Because the LAB operates at the intersection of technology and architecture, we have to use tools that allow us to understand how media and technology alter a physical space.

We used VR to test our holiday lighting installation, Luminaries, at Brookfield Place in Manhattan.

VR is an excellent vehicle to understand spatial interactions; think of it as three-dimensional UX (user experience) design. By programming simulated interactions into VR, we can better understand our design decisions and iterate through them more rapidly. (One such R&D project was our VR kaleidoscope app, available for iOS.)

As a presentation tool, VR earns merit as well. Immersive media can tell the story of a space and communicate designs to collaborators and clients alike. As media and architecture become more and more entangled, such a tool will only become more important for coordinating and understanding the spaces we introduce to the world.
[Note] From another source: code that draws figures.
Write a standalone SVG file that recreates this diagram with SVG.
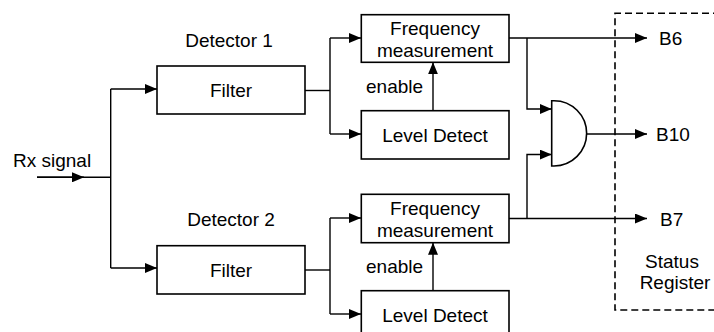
<svg xmlns="http://www.w3.org/2000/svg" width="714" height="332" viewBox="0 0 714 332">
<defs>
<marker id="ah" markerWidth="12" markerHeight="10" refX="12" refY="5" orient="auto" markerUnits="userSpaceOnUse">
<path d="M0,0 L12,5 L0,10 Z" fill="#000"/>
</marker>
<style>
text{font-family:"Liberation Sans",Arial,sans-serif;font-size:19px;fill:#000}
.box{fill:#fff;stroke:#000;stroke-width:1.6}
.ln{fill:none;stroke:#000;stroke-width:1.4}
.mid{text-anchor:middle}
</style>
</defs>
<rect width="714" height="332" fill="#fff"/>
<g id="connectors">
<path class="ln" d="M37,177.3 H110.7"/>
<path class="ln" d="M37,177.3 H84" marker-end="url(#ah)"/>
<path class="ln" d="M110.7,89 V268"/>
<path class="ln" d="M110.7,89 H157" marker-end="url(#ah)"/>
<path class="ln" d="M110.7,268 H157" marker-end="url(#ah)"/>
<path class="ln" d="M305,90.5 H330"/>
<path class="ln" d="M330,38 V134"/>
<path class="ln" d="M330,38 H361" marker-end="url(#ah)"/>
<path class="ln" d="M330,134 H361" marker-end="url(#ah)"/>
<path class="ln" d="M305,270 H330"/>
<path class="ln" d="M330,218 V314"/>
<path class="ln" d="M330,218 H361" marker-end="url(#ah)"/>
<path class="ln" d="M330,314 H361" marker-end="url(#ah)"/>
<path class="ln" d="M433,110.7 V62.3" marker-end="url(#ah)"/>
<path class="ln" d="M433,290.7 V242.7" marker-end="url(#ah)"/>
<path class="ln" d="M509,38 H647" marker-end="url(#ah)"/>
<path class="ln" d="M509,218.5 H647" marker-end="url(#ah)"/>
<path class="ln" d="M527,38 V109 H551.7" marker-end="url(#ah)"/>
<path class="ln" d="M527,218.5 V154.5 H551.7" marker-end="url(#ah)"/>
<path class="ln" d="M586.7,134 H647" marker-end="url(#ah)"/>
</g>
<g id="rx"><text x="13" y="167">Rx signal</text></g>
<g id="filter1">
<text class="mid" x="229" y="47">Detector 1</text>
<rect class="box" x="157" y="66" width="148" height="48"/>
<text class="mid" x="231" y="96.7">Filter</text>
</g>
<g id="filter2">
<text class="mid" x="231" y="225.7">Detector 2</text>
<rect class="box" x="157" y="245.7" width="148" height="48.3"/>
<text class="mid" x="231" y="276.7">Filter</text>
</g>
<g id="freq1">
<rect class="box" x="361.3" y="14.7" width="147.7" height="47.6"/>
<text class="mid" x="435" y="35">Frequency</text>
<text class="mid" x="435" y="57">measurement</text>
</g>
<g id="level1">
<rect class="box" x="361.3" y="110.7" width="147.7" height="48.3"/>
<text class="mid" x="435" y="141.5">Level Detect</text>
<text x="366" y="93">enable</text>
</g>
<g id="freq2">
<rect class="box" x="361.3" y="194.3" width="147.7" height="48.4"/>
<text class="mid" x="435" y="215">Frequency</text>
<text class="mid" x="435" y="237">measurement</text>
</g>
<g id="level2">
<rect class="box" x="361.3" y="290.7" width="147.7" height="50"/>
<text class="mid" x="435" y="321.5">Level Detect</text>
<text x="366" y="273">enable</text>
</g>
<g id="and">
<path class="box" d="M551.7,100.7 H554 A32.65,32.65 0 0 1 554,166 H551.7 Z"/>
</g>
<g id="register">
<path fill="none" stroke="#000" stroke-width="1.6" stroke-dasharray="7,4" d="M720,13.3 H615 V310 H720"/>
<text x="659" y="45">B6</text>
<text x="656" y="141">B10</text>
<text x="660" y="225.7">B7</text>
<text class="mid" x="672" y="268">Status</text>
<text class="mid" x="675" y="289">Register</text>
</g>
</svg>
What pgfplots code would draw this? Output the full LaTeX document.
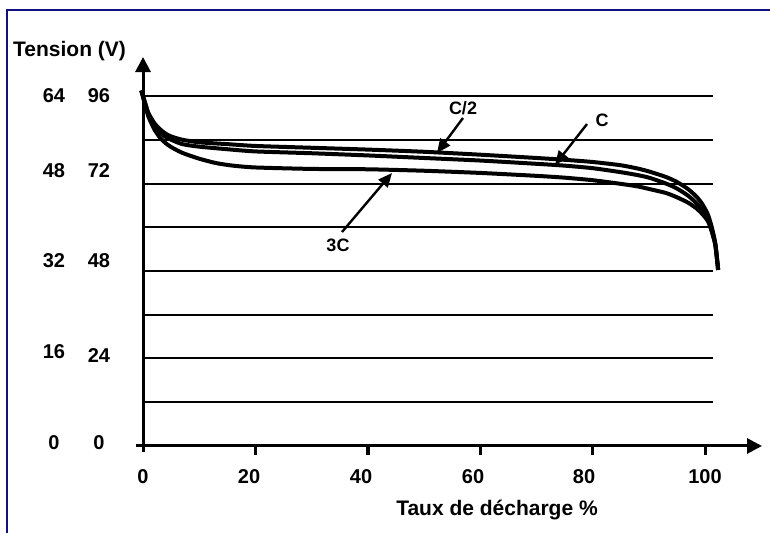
\documentclass[border=0pt]{standalone}
\usepackage{pgfplots}
\pgfplotsset{compat=1.18}
\usepackage{fontspec}
\setmainfont{Liberation Sans}
\usetikzlibrary{arrows.meta}
\definecolor{framenavy}{RGB}{16,16,128}

% courbes de decharge (x en %, y sur l'echelle 0-96 V)
\pgfplotstableread{
x y
-0.3 97.5
0.5 93.5
1 91.2
2 88.6
3 86.9
4 85.7
5 84.9
7 84.0
10 83.3
15 82.8
20 82.3
30 81.8
40 81.3
50 80.7
60 79.9
70 79.0
75 78.5
80 77.9
85 77.0
88 76.1
90 75.3
93 73.8
95 72.4
97 70.4
98.5 68.3
99.5 66.3
100.5 63.4
101.2 59.8
101.8 55.5
102.3 48.3
}\halfC
\pgfplotstableread{
x y
-0.3 97.5
0.5 93.2
1 90.8
2 88.0
3 86.1
4 84.8
5 84.0
7 82.8
10 82.1
15 81.4
20 80.8
30 80.3
40 79.7
50 79.0
60 78.3
70 77.4
75 76.9
80 76.2
85 75.1
88 74.3
90 73.6
93 72.0
95 70.6
97 68.6
98.5 66.5
99.5 64.5
100.5 62.3
101.2 59.0
101.8 55.3
102.3 48.3
}\oneC
\pgfplotstableread{
x y
-0.3 97.5
0.5 92.8
1 90.2
2 86.9
3 84.6
4 83.1
5 82.0
7 80.4
10 78.8
13 77.6
16 76.9
20 76.4
30 76.0
40 75.9
50 75.5
60 74.9
70 74.1
75 73.6
80 72.9
85 71.9
88 71.2
90 70.5
93 69.4
95 68.2
97 66.7
98.5 65.1
99.5 63.6
100.5 61.6
101.2 58.6
101.8 55.0
102.3 48.3
}\threeC

\begin{document}
\begin{tikzpicture}
\path[use as bounding box] (0,0) rectangle (770bp,-533bp);
\draw[framenavy, line width=2bp] (7bp,-545bp) -- (7bp,-10bp) -- (785bp,-10bp);

\begin{axis}[
    at={(136bp,-452bp)}, anchor=south west,
    scale only axis, width=626bp, height=395bp,
    xmin=-1.25, xmax=110.1,
    ymin=-1.65, ymax=106.7,
    axis lines=middle,
    axis line style={line width=3bp, -{Triangle[length=15bp,width=15bp]}},
    xtick=\empty, ytick=\empty,
    clip=false,
]
\draw[line width=2bp] (axis cs:0,12) -- (axis cs:101.4,12);
\draw[line width=2bp] (axis cs:0,24) -- (axis cs:101.4,24);
\draw[line width=2bp] (axis cs:0,36) -- (axis cs:101.4,36);
\draw[line width=2bp] (axis cs:0,48) -- (axis cs:101.4,48);
\draw[line width=2bp] (axis cs:0,60) -- (axis cs:101.4,60);
\draw[line width=2bp] (axis cs:0,72) -- (axis cs:101.4,72);
\draw[line width=2bp] (axis cs:0,84) -- (axis cs:101.4,84);
\draw[line width=2bp] (axis cs:0,96) -- (axis cs:101.4,96);

% graduations sous l'axe x
\draw[line width=3.2bp] (axis cs:20,0) -- (axis cs:20,-2.5);
\draw[line width=3.2bp] (axis cs:40,0) -- (axis cs:40,-2.5);
\draw[line width=3.2bp] (axis cs:60,0) -- (axis cs:60,-2.5);
\draw[line width=3.2bp] (axis cs:80,0) -- (axis cs:80,-2.5);
\draw[line width=3.2bp] (axis cs:100,0) -- (axis cs:100,-2.5);

\addplot[black, line width=4bp, smooth, tension=0.4] table {\halfC};
\addplot[black, line width=4bp, smooth, tension=0.4] table {\oneC};
\addplot[black, line width=4bp, smooth, tension=0.4] table {\threeC};
\end{axis}

\begin{scope}[font=\bfseries\fontsize{20bp}{24bp}\selectfont]
% graduations de l'axe x
\node[anchor=base] at (143bp,-483bp) {0};
\node[anchor=base] at (249bp,-483bp) {20};
\node[anchor=base] at (361bp,-483bp) {40};
\node[anchor=base] at (473bp,-483bp) {60};
\node[anchor=base] at (584bp,-483bp) {80};
\node[anchor=base] at (705bp,-483bp) {100};
% double echelle de tension
\node[anchor=base] at (54bp,-102bp) {64};
\node[anchor=base] at (99bp,-102bp) {96};
\node[anchor=base] at (54bp,-177bp) {48};
\node[anchor=base] at (99bp,-177bp) {72};
\node[anchor=base] at (54bp,-267bp) {32};
\node[anchor=base] at (99bp,-267bp) {48};
\node[anchor=base] at (54bp,-358bp) {16};
\node[anchor=base] at (99bp,-362bp) {24};
\node[anchor=base] at (54bp,-449bp) {0};
\node[anchor=base] at (99bp,-449bp) {0};
\end{scope}

\begin{scope}[font=\bfseries\fontsize{21bp}{25bp}\selectfont]
\node[anchor=base west, inner sep=0pt] at (13bp,-56bp) {Tension (V)};
\node[anchor=base] at (497bp,-515bp) {Taux de décharge \%};
\end{scope}

% reperes des courbes
\begin{scope}[font=\bfseries\fontsize{18bp}{22bp}\selectfont]
\node at (463bp,-108bp) {C/2};
\node at (602bp,-120bp) {C};
\node at (338bp,-245bp) {3C};
\end{scope}
\begin{scope}[line width=2.4bp, -{Triangle[length=14bp,width=12bp]}]
\draw (463bp,-118bp) -- (437bp,-153bp);
\draw (587bp,-124bp) -- (555bp,-165bp);
\draw (342bp,-232bp) -- (392bp,-173bp);
\end{scope}
\end{tikzpicture}
\end{document}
Looking forward, the LAB is exploring how VR can be improved to stand alone as an experience and transcend use as a niche platform.

A screenshot from our kaleidoscope app.
  • How can VR become a communal experience?
  • How can VR activate more sensory capacities beyond vision?
  • How can VR become a design environment in its own right?
  • What are the interface design challenges that go into making a good VR experience?
  • How does interface design for VR inform what’s on the horizon, particularly, augmented reality?

These are the questions that keep us actively engaged in exploring the boundaries of Virtual Reality!